Just struggling with my first oversampling, how far I am of all that and always be... :(
 

joeyd999

Joined Jun 6, 2011
6,300
Please remember, everyone, that these scientists want the data to be a confirmation of gravity waves. There will be a strong tendency for them to try to tie every blip within a second or so to the event, coincidence or not. Confirmation bias will rule the day, for at least a short time. Keep a level head, accept the data as it arrives, but always, always maintain a bit of skepticism.
 

Thread Starter

cmartinez

Joined Jan 17, 2007
8,765
hese scientists want the data to be a confirmation of gravity waves
Agreed... but that's why it took them months to publish their results. They'll better be damn sure... now their reputation, and careers, are at stake.
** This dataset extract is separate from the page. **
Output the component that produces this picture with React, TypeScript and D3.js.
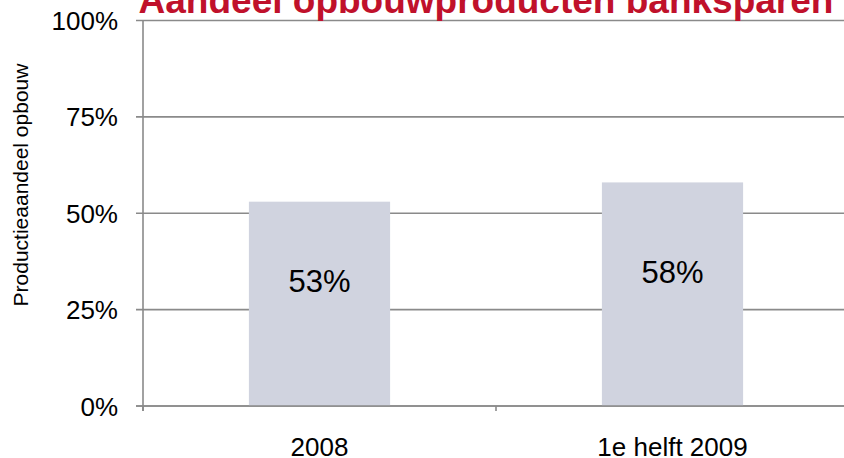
import React from "react";
import * as d3 from "d3";

const categories: string[] = ["2008", "1e helft 2009"];
const shareValues: number[] = [0.53, 0.58];
const valueLabels: string[] = ["53%", "58%"];
const yTicks: number[] = [0, 0.25, 0.5, 0.75, 1];
const titleText = "Aandeel opbouwproducten banksparen";
const yAxisTitle = "Productieaandeel opbouw";

const W = 844;
const H = 458;
const FONT = "'Liberation Sans', Arial, Helvetica, sans-serif";

export default function App() {
  const plotLeft = 143;
  const plotRight = 849;
  const plotTop = 20.5;
  const plotBottom = 406;

  const y = d3.scaleLinear().domain([0, 1]).range([plotBottom, plotTop]);
  const x = d3
    .scaleBand<string>()
    .domain(categories)
    .range([plotLeft, plotRight])
    .paddingInner(0.6)
    .paddingOuter(0.3);

  const step = x.step();
  const boundaries = d3.range(categories.length + 1).map((i) => plotLeft + i * step);
  const fmt = d3.format(".0%");
  const grid = "#8a8a8a";

  return (
    <svg
      width={W}
      height={H}
      style={{ position: "absolute", left: 0, top: 0, display: "block", background: "#fff" }}
      fontFamily={FONT}
    >
      {/* gridlines + y ticks */}
      {yTicks.map((t) => (
        <line key={"g" + t} x1={136} x2={W} y1={y(t)} y2={y(t)} stroke={grid} strokeWidth={1.6} />
      ))}
      {/* bars */}
      {categories.map((c, i) => (
        <rect
          key={c}
          x={x(c)}
          y={y(shareValues[i])}
          width={x.bandwidth()}
          height={y(0) - y(shareValues[i])}
          fill="#d0d3df"
        />
      ))}
      {/* baseline redraw */}
      <line x1={136} x2={W} y1={y(0)} y2={y(0)} stroke={grid} strokeWidth={1.6} />
      {/* y axis line */}
      <line x1={plotLeft} x2={plotLeft} y1={plotTop} y2={411} stroke={grid} strokeWidth={1.6} />
      {/* category ticks */}
      {boundaries.map((b, i) => (
        <line key={"ct" + i} x1={b} x2={b} y1={y(0)} y2={411} stroke={grid} strokeWidth={1.6} />
      ))}
      {/* y tick labels */}
      {yTicks.map((t) => (
        <text
          key={"yl" + t}
          x={118}
          y={y(t) + 9.5}
          textAnchor="end"
          fontSize={26}
          fill="#000"
        >
          {fmt(t)}
        </text>
      ))}
      {/* x labels */}
      {categories.map((c) => (
        <text
          key={"xl" + c}
          x={(x(c) as number) + x.bandwidth() / 2}
          y={456}
          textAnchor="middle"
          fontSize={26}
          fill="#000"
        >
          {c}
        </text>
      ))}
      {/* value labels */}
      {categories.map((c, i) => (
        <text
          key={"vl" + c}
          x={(x(c) as number) + x.bandwidth() / 2}
          y={y(shareValues[i] / 2) - 11.5}
          textAnchor="middle"
          fontSize={31}
          fill="#000"
        >
          {valueLabels[i]}
        </text>
      ))}
      {/* y axis title */}
      <text
        transform={`translate(28,185) rotate(-90)`}
        textAnchor="middle"
        fontSize={21}
        fill="#000"
      >
        {yAxisTitle}
      </text>
      {/* title */}
      <text
        x={486}
        y={13}
        textAnchor="middle"
        fontSize={37}
        fontWeight="bold"
        fill="#c0112b"
      >
        {titleText}
      </text>
    </svg>
  );
}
Still, we have to wait for independent confirmation. That's the only real way to be sure.
 

nsaspook

Joined Aug 27, 2009
16,326
Please remember, everyone, that these scientists want the data to be a confirmation of gravity waves. There will be a strong tendency for them to try to tie every blip within a second or so to the event, coincidence or not. Confirmation bias will rule the day, for at least a short time. Keep a level head, accept the data as it arrives, but always, always maintain a bit of skepticism.
I'm full of skepticism when some reported result upsets well tested theories like the speed of c with the FTL neutrino fiasco. In this case there is actually very little doubt that gravitation waves exist because if they didn't the entire theory of a finite speed limit for information/energy about changes in the universe (gravity is not a force in GR, its a result of curved spacetime) would be not be just incomplete but in error. What would be really surprising is if LIGO conclusively failed to detect gravitational waves as the energy transport for those changes once our technology advanced to the point of building a proper detector.

The detection of gravitational waves will test that general relativity works at the extreme high end of the strong gravity scale. This brings it into the realm of study with real data instead of just theory.

That's very exciting to me but what will we hear when we listen in?